An Acronym for Attack, Decay, Sustain, Release.
This is the canonical type of sound synthesizer. All synthesizers generally contain some type of sound wave which can be edited by an envelope that controls the wave's development over a note's life. This development is usually divided into the phases Attack, Decay, Sustain, and Release. All of the four stages can be controlled and modified in their length and duration.
- During the Attack phase, the sounds ramps from silence to an initial peak. This might be gentle, gradual for an emulation of a melancholic violin, or very rapid for a forcefully stricken piano.
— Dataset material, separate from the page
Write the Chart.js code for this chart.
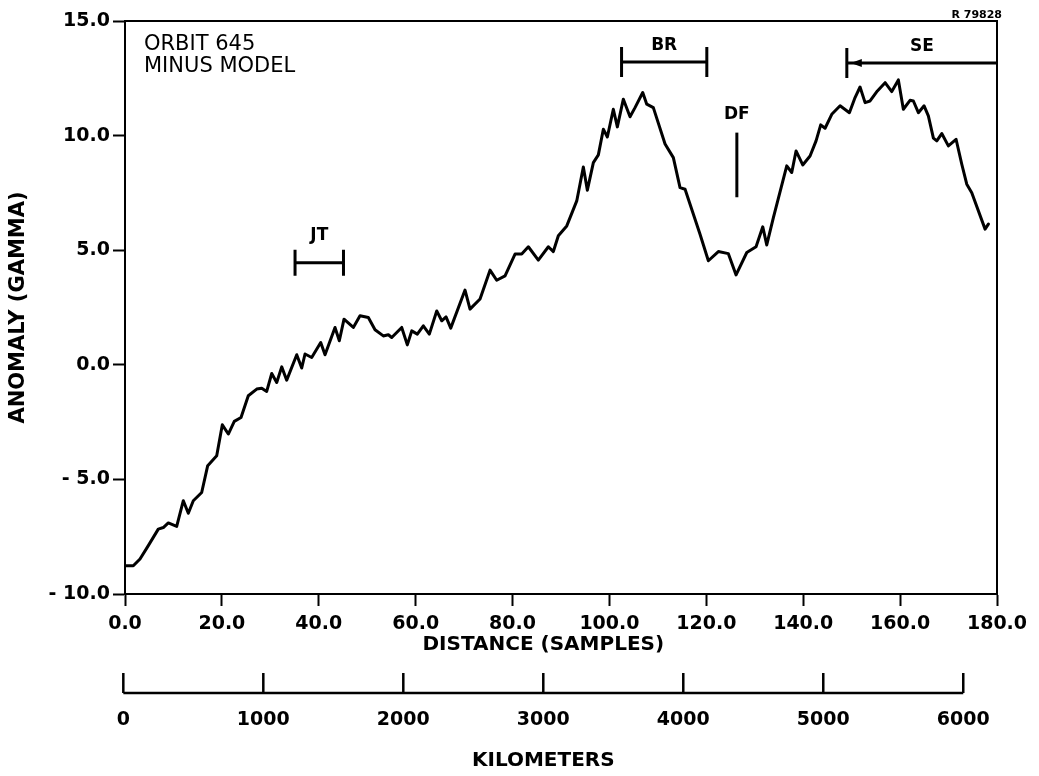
<!DOCTYPE html>
<html lang="en">
<head>
    <meta charset="UTF-8">
    <title>Orbit 645 minus model</title>
    <script src="https://cdn.jsdelivr.net/npm/chart.js"></script>
    <style>
        body { margin: 0; background: #fff; }
    </style>
</head>
<body>

<canvas id="anomaly-chart" width="1039" height="776"></canvas>

<script>
    // curve, grouped by stretch of the profile
    const sampleX = [
        0, 1.71, 3.10, 4.81, 6.87, 7.91, 8.94, 10.67, 12.04, 13.07,
        14.10, 15.83, 17.07, 18.93, 20.09, 21.33, 22.56, 23.95, 25.45, 27.19,
        28.22, 29.25, 30.29, 31.32, 32.35, 33.38, 35.45, 36.48, 37.16,
        38.54, 40.40, 41.29, 43.35, 44.24, 45.21, 47.13, 48.51, 50.23, 51.61,
        53.32, 54.36, 55.06, 57.12, 58.28, 59.19, 60.34, 61.58, 62.82, 64.35,
        65.38, 66.27, 67.24, 70.19, 71.22,
        73.29, 75.35, 76.73, 78.45, 80.51, 81.89, 83.26, 85.32, 87.39, 88.42,
        89.45, 91.19, 93.25, 94.61, 95.44, 96.68, 97.71, 98.74, 99.57, 100.80,
        101.63, 102.87, 104.25,
        105.28, 106.87, 107.70, 109.06, 111.48, 113.19, 114.57, 115.61, 118.70, 120.42,
        122.48, 124.55, 126.14, 128.35, 130.26, 131.65, 132.47, 133.84, 136.60, 137.63,
        138.52, 139.90,
        141.41, 142.65, 143.61, 144.51, 145.89, 147.61, 149.53, 150.70, 151.73, 152.77,
        153.80, 155.31, 156.90, 158.28, 159.64, 160.67, 162.05, 162.74, 163.77, 164.95,
        165.83, 166.87, 167.57, 168.60, 169.96, 171.55, 172.73, 173.76, 174.79, 177.54,
        178.22
    ];
    const anomaly = [
        -8.77, -8.77, -8.47, -7.89, -7.17, -7.10, -6.90, -7.05, -5.93, -6.48,
        -5.93, -5.57, -4.40, -3.97, -2.62, -3.02, -2.47, -2.30, -1.35, -1.06,
        -1.02, -1.16, -0.38, -0.77, -0.09, -0.67, 0.44, -0.14, 0.47,
        0.32, 0.97, 0.44, 1.63, 1.05, 1.99, 1.63, 2.14, 2.06, 1.53,
        1.26, 1.31, 1.19, 1.63, 0.87, 1.48, 1.34, 1.70, 1.34, 2.35,
        1.92, 2.09, 1.60, 3.26, 2.43,
        2.87, 4.13, 3.69, 3.88, 4.83, 4.83, 5.15, 4.57, 5.15, 4.94,
        5.63, 6.06, 7.15, 8.63, 7.62, 8.82, 9.16, 10.28, 9.94, 11.15,
        10.38, 11.59, 10.82,
        11.22, 11.88, 11.37, 11.22, 9.63, 9.04, 7.73, 7.66, 5.70, 4.54,
        4.94, 4.85, 3.92, 4.90, 5.15, 6.02, 5.23, 6.42, 8.68, 8.39,
        9.33, 8.72,
        9.11, 9.77, 10.47, 10.32, 10.93, 11.30, 11.00, 11.66, 12.12, 11.44,
        11.51, 11.95, 12.31, 11.92, 12.43, 11.15, 11.54, 11.51, 11.00, 11.30,
        10.86, 9.89, 9.77, 10.09, 9.55, 9.84, 8.75, 7.88, 7.51, 5.92,
        6.14
    ];

    const yTickLabels = ['- 10.0', '- 5.0', '0.0', '5.0', '10.0', '15.0'];
    const xTickLabels = ['0.0', '20.0', '40.0', '60.0', '80.0', '100.0', '120.0', '140.0', '160.0', '180.0'];
    const kmTicks = [0, 1000, 2000, 3000, 4000, 5000, 6000];

    // labelled intervals (samples) and the level they sit at (gamma)
    const markerNames = ['JT', 'BR', 'SE'];
    const markerFrom = [35.1, 102.5, 149.0];
    const markerTo = [45.1, 120.1, 180];
    const markerLevel = [4.45, 13.21, 13.17];
    const dfX = 126.3;
    const dfTop = 10.13;
    const dfBottom = 7.31;

    const tickFont = { family: 'DejaVu Sans', size: 19, weight: 'bold' };

    const decorPlugin = {
        id: 'decor',
        afterDatasetsDraw(chart) {
            const { ctx, chartArea: a, scales: { x, y, km } } = chart;
            ctx.save();
            ctx.strokeStyle = '#000';
            ctx.fillStyle = '#000';

            // frame
            ctx.lineWidth = 2;
            ctx.strokeRect(a.left, a.top, a.right - a.left, a.bottom - a.top);

            // interval brackets
            ctx.lineWidth = 3;
            ctx.font = 'bold 17px "DejaVu Sans"';
            ctx.textAlign = 'center';
            ctx.textBaseline = 'middle';
            markerNames.forEach((name, i) => {
                const x0 = x.getPixelForValue(markerFrom[i]);
                const x1 = x.getPixelForValue(markerTo[i]);
                const py = y.getPixelForValue(markerLevel[i]);
                const h = i === 0 ? 13 : 15;
                ctx.beginPath();
                ctx.moveTo(x0, py);
                ctx.lineTo(x1, py);
                ctx.moveTo(x0, py - h);
                ctx.lineTo(x0, py + h);
                if (markerTo[i] < 180) {
                    ctx.moveTo(x1, py - h);
                    ctx.lineTo(x1, py + h);
                }
                ctx.stroke();
                if (name === 'SE') {
                    ctx.beginPath();
                    ctx.moveTo(x0 + 4, py);
                    ctx.lineTo(x0 + 15, py - 4);
                    ctx.lineTo(x0 + 15, py + 4);
                    ctx.closePath();
                    ctx.fill();
                }
                ctx.fillText(name, (x0 + x1) / 2, py - (i === 0 ? 27 : 16));
            });

            // DF line
            const dx = x.getPixelForValue(dfX);
            const dTop = y.getPixelForValue(dfTop);
            ctx.beginPath();
            ctx.moveTo(dx, dTop);
            ctx.lineTo(dx, y.getPixelForValue(dfBottom));
            ctx.stroke();
            ctx.fillText('DF', dx, dTop - 18);

            // plot caption
            ctx.textAlign = 'left';
            ctx.textBaseline = 'alphabetic';
            ctx.font = '21px "DejaVu Sans"';
            ctx.fillText('ORBIT 645', a.left + 19, a.top + 29);
            ctx.fillText('MINUS MODEL', a.left + 19, a.top + 51);

            ctx.textAlign = 'right';
            ctx.font = 'bold 11px "DejaVu Sans"';
            ctx.fillText('R 79828', a.right + 5, 18);

            // kilometre ruler
            const kmLeft = km.getPixelForValue(kmTicks[0]);
            const kmRight = km.getPixelForValue(kmTicks[kmTicks.length - 1]);
            const rulerY = a.bottom + 99;
            ctx.lineWidth = 2.5;
            ctx.beginPath();
            ctx.moveTo(kmLeft, rulerY);
            ctx.lineTo(kmRight, rulerY);
            kmTicks.forEach(v => {
                const px = km.getPixelForValue(v);
                ctx.moveTo(px, rulerY);
                ctx.lineTo(px, rulerY - 20);
            });
            ctx.stroke();

            ctx.textAlign = 'center';
            ctx.textBaseline = 'middle';
            ctx.font = 'bold 19px "DejaVu Sans"';
            kmTicks.forEach(v => {
                ctx.fillText(String(v), km.getPixelForValue(v), rulerY + 27);
            });

            const mid = (kmLeft + kmRight) / 2;
            ctx.font = 'bold 20px "DejaVu Sans"';
            ctx.fillText('DISTANCE (SAMPLES)', mid, a.bottom + 51);
            ctx.fillText('KILOMETERS', mid, a.bottom + 167);
            ctx.restore();
        }
    };

    const ctx = document.getElementById('anomaly-chart').getContext('2d');
    new Chart(ctx, {
        type: 'line',
        data: {
            datasets: [{
                data: sampleX.map((v, i) => ({ x: v, y: anomaly[i] })),
                borderColor: '#000',
                borderWidth: 3,
                borderJoinStyle: 'round',
                borderCapStyle: 'round',
                pointRadius: 0,
                tension: 0,
                fill: false
            }]
        },
        options: {
            responsive: false,
            animation: false,
            layout: { padding: { top: 21, right: 42, left: 0, bottom: 0 } },
            plugins: {
                legend: { display: false },
                tooltip: { enabled: false }
            },
            scales: {
                x: {
                    type: 'linear',
                    min: 0,
                    max: 180,
                    ticks: {
                        stepSize: 20,
                        color: '#000',
                        font: tickFont,
                        padding: 7,
                        maxRotation: 0,
                        callback: (value, index) => xTickLabels[index]
                    },
                    grid: { drawOnChartArea: false, tickLength: 12, tickWidth: 2, tickColor: '#000' },
                    border: { color: '#000', width: 2 },
                    afterFit: scale => { scale.height = 182; }
                },
                km: {
                    type: 'linear',
                    axis: 'x',
                    position: 'bottom',
                    display: false,
                    min: 12,
                    max: 6241
                },
                y: {
                    min: -10,
                    max: 15,
                    ticks: {
                        stepSize: 5,
                        color: '#000',
                        font: tickFont,
                        padding: 3,
                        callback: (value, index) => yTickLabels[index]
                    },
                    grid: { drawOnChartArea: false, tickLength: 12, tickWidth: 2, tickColor: '#000' },
                    border: { color: '#000', width: 2 },
                    title: {
                        display: true,
                        text: 'ANOMALY (GAMMA)',
                        color: '#000',
                        font: { family: 'DejaVu Sans', size: 21, weight: 'bold' },
                        padding: { top: 6, bottom: 0 }
                    },
                    afterFit: scale => { scale.width = 125; }
                }
            }
        },
        plugins: [decorPlugin]
    });
</script>

</body>
</html>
- The Decay phase controls the development of the sound right after the Attack's peak. In emulating a violin, this might not be much of a decay at all, as a violin player can hold a note for a very long time. Conversely, in a piano emulation, the note will decay almost as quickly as its attack was.
- The Sustain phase is what happens on keyboard synthesizers if you keep a key pressed beyond the Decay phase. A piano emulation has no Sustain phase to speak of, while for a violin it might be quite long.
- Finally, the Release phase controls the note's fading to silence.
Although an emulation of a real instrument will have all three phases after the Attack fade the sound towards silence to varying degrees, there is no technical requirement for this at least in the Decay and Sustain phases. Most synthesizers will insist on fading to silence during Release however.